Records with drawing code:
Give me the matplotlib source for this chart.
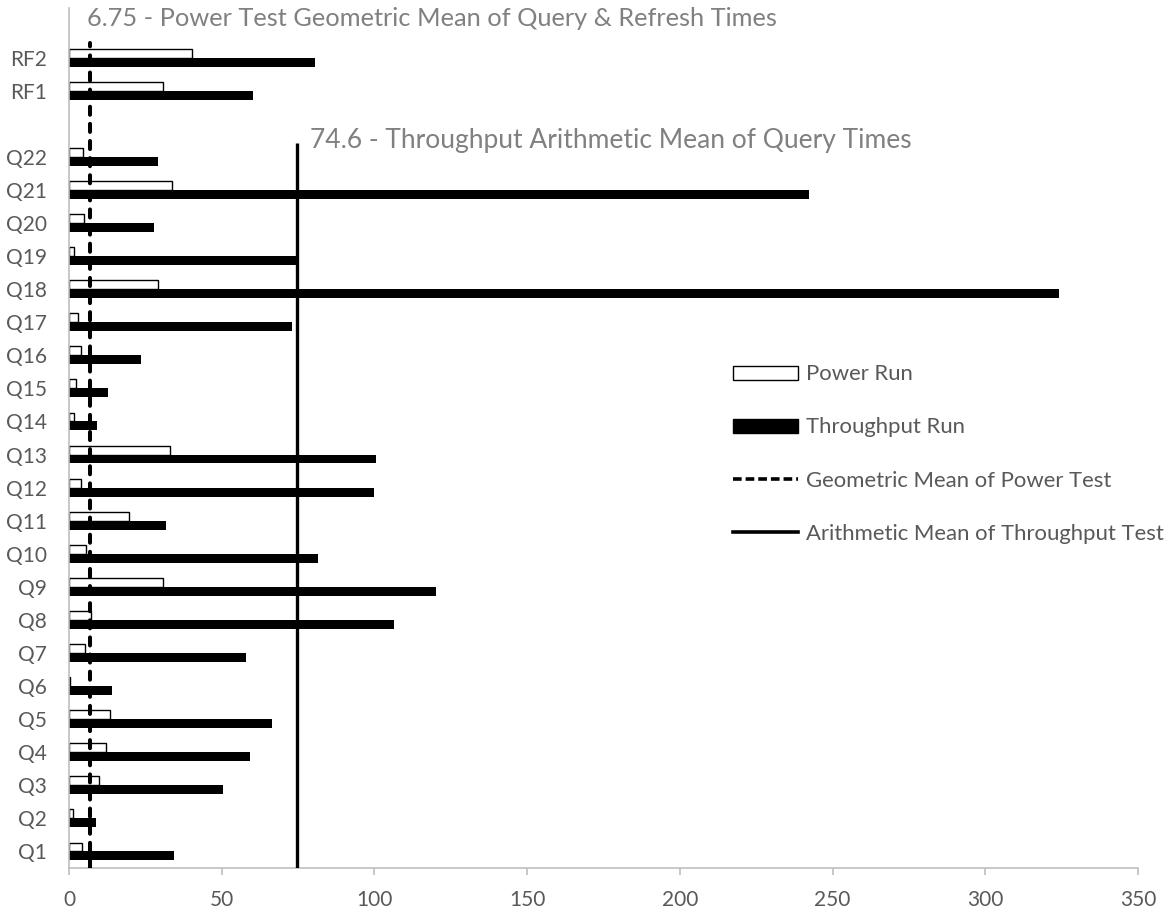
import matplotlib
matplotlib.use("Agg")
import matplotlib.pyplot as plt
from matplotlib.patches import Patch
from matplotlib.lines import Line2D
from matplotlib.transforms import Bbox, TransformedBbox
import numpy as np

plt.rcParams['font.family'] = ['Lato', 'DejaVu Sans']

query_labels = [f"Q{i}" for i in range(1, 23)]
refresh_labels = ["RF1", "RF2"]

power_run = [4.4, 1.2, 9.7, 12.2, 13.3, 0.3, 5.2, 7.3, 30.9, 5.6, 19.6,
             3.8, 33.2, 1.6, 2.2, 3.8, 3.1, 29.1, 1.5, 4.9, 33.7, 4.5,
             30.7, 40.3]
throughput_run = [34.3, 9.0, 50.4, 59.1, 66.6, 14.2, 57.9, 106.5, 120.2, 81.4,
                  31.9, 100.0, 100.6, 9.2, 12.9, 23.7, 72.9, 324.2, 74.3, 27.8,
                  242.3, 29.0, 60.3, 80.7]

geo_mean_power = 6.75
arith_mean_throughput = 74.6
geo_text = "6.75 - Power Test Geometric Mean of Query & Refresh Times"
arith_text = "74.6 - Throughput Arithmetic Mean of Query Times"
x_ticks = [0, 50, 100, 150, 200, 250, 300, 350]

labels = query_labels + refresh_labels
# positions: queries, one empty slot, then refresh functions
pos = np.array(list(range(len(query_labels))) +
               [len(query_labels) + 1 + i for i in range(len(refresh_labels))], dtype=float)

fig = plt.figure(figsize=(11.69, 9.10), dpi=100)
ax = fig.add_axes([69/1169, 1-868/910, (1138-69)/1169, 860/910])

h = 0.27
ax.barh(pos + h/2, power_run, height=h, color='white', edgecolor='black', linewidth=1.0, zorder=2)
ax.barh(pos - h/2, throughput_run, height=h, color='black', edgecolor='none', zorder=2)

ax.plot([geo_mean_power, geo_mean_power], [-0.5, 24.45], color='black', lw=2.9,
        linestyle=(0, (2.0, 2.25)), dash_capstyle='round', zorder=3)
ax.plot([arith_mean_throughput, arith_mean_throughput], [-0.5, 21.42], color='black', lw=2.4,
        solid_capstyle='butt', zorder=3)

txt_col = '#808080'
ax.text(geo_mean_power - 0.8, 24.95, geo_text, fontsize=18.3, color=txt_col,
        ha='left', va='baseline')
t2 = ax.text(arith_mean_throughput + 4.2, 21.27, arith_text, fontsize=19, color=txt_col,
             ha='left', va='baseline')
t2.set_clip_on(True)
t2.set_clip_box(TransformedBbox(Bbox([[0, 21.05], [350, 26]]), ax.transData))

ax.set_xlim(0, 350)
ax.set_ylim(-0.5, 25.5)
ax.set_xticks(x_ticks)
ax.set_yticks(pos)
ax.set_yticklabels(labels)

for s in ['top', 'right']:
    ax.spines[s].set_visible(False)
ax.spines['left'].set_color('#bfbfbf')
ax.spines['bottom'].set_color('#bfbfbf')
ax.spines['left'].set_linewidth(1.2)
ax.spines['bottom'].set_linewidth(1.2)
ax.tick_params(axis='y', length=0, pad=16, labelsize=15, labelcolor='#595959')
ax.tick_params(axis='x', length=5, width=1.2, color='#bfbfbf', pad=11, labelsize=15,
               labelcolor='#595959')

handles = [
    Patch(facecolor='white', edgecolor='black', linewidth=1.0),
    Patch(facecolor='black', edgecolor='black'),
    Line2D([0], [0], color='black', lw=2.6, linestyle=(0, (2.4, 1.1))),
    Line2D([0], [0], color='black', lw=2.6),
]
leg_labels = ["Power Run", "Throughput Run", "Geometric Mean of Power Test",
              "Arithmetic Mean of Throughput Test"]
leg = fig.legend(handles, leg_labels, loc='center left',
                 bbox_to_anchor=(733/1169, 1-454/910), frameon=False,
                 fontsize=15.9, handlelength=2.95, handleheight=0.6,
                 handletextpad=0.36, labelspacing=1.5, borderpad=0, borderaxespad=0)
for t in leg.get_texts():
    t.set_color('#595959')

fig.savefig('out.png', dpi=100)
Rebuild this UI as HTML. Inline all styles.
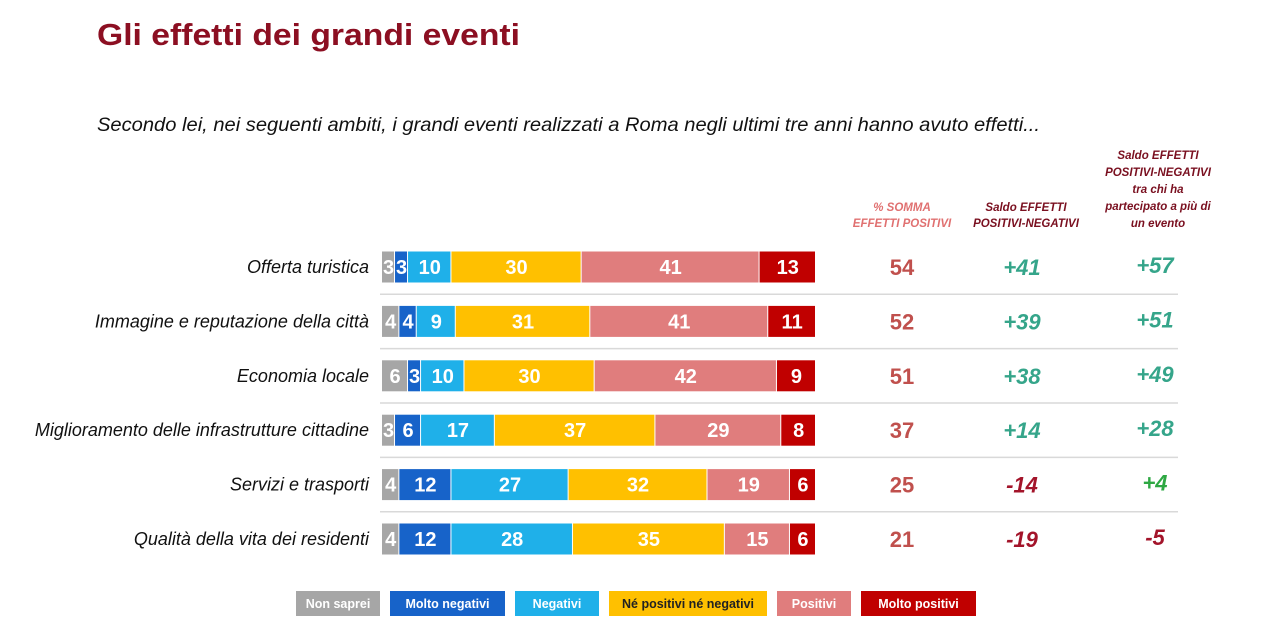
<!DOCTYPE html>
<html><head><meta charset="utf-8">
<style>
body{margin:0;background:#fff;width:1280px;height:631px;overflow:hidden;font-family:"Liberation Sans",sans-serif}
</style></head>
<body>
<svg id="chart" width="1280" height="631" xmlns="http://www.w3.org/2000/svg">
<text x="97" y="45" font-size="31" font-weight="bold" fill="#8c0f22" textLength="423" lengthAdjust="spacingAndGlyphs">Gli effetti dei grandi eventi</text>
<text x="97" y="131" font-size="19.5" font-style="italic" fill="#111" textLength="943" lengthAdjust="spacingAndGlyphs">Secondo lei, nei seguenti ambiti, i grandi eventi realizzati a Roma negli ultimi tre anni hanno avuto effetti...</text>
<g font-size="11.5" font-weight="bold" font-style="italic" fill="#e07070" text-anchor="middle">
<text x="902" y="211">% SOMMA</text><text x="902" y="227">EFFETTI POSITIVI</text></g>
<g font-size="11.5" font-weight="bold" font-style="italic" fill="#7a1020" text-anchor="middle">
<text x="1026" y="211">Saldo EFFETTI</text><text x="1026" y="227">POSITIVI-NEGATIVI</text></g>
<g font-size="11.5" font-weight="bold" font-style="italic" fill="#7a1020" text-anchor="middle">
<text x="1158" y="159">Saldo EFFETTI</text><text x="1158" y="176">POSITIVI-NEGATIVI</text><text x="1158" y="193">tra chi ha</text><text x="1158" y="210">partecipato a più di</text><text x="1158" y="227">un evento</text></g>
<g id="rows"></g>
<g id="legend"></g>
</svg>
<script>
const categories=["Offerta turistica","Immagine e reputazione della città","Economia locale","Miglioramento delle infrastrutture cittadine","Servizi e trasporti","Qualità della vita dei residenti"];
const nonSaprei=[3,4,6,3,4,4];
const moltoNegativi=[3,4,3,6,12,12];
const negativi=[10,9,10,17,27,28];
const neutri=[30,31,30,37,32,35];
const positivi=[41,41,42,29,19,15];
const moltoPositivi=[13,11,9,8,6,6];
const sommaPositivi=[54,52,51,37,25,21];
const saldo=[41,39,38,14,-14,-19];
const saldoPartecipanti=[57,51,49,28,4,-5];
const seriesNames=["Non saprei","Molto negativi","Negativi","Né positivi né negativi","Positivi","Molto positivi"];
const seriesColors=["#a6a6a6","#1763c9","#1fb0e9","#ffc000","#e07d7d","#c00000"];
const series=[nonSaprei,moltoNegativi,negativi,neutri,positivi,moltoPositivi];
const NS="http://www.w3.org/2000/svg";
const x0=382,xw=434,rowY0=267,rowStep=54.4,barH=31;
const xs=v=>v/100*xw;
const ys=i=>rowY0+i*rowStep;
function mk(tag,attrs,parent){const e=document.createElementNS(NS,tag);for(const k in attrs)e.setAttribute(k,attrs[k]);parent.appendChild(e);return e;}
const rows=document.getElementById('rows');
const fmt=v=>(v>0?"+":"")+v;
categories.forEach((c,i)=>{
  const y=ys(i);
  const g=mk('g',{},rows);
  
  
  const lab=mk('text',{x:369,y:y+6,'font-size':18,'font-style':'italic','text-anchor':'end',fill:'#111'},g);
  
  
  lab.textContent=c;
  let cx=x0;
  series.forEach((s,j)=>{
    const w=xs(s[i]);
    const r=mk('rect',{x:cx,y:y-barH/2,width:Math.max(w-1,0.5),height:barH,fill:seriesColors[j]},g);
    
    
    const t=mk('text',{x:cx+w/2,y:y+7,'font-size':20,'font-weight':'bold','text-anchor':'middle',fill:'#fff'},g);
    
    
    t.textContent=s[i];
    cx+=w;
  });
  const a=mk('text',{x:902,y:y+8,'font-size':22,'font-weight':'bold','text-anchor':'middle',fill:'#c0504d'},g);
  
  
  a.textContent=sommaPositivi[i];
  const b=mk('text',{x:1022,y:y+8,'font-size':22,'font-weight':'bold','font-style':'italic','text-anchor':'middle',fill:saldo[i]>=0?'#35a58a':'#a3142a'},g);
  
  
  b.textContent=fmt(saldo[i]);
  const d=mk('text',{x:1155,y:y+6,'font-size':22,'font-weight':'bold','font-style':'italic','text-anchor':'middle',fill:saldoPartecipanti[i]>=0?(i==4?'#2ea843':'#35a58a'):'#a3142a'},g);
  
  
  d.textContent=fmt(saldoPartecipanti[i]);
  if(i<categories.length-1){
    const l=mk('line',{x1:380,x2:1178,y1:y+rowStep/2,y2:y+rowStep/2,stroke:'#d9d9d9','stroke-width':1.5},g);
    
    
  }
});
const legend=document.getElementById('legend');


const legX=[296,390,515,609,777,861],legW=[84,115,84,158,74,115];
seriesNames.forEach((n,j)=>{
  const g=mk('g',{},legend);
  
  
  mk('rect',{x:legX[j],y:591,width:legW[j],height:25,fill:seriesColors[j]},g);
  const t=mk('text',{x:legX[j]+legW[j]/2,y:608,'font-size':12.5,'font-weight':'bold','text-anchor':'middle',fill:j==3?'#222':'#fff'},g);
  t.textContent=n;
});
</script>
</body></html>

### Aim of the exercise
Copy out each line in the listing that has the word "this".

### Solution below
Give me the matplotlib source for this chart.
Rebuild this UI as HTML. Inline all styles.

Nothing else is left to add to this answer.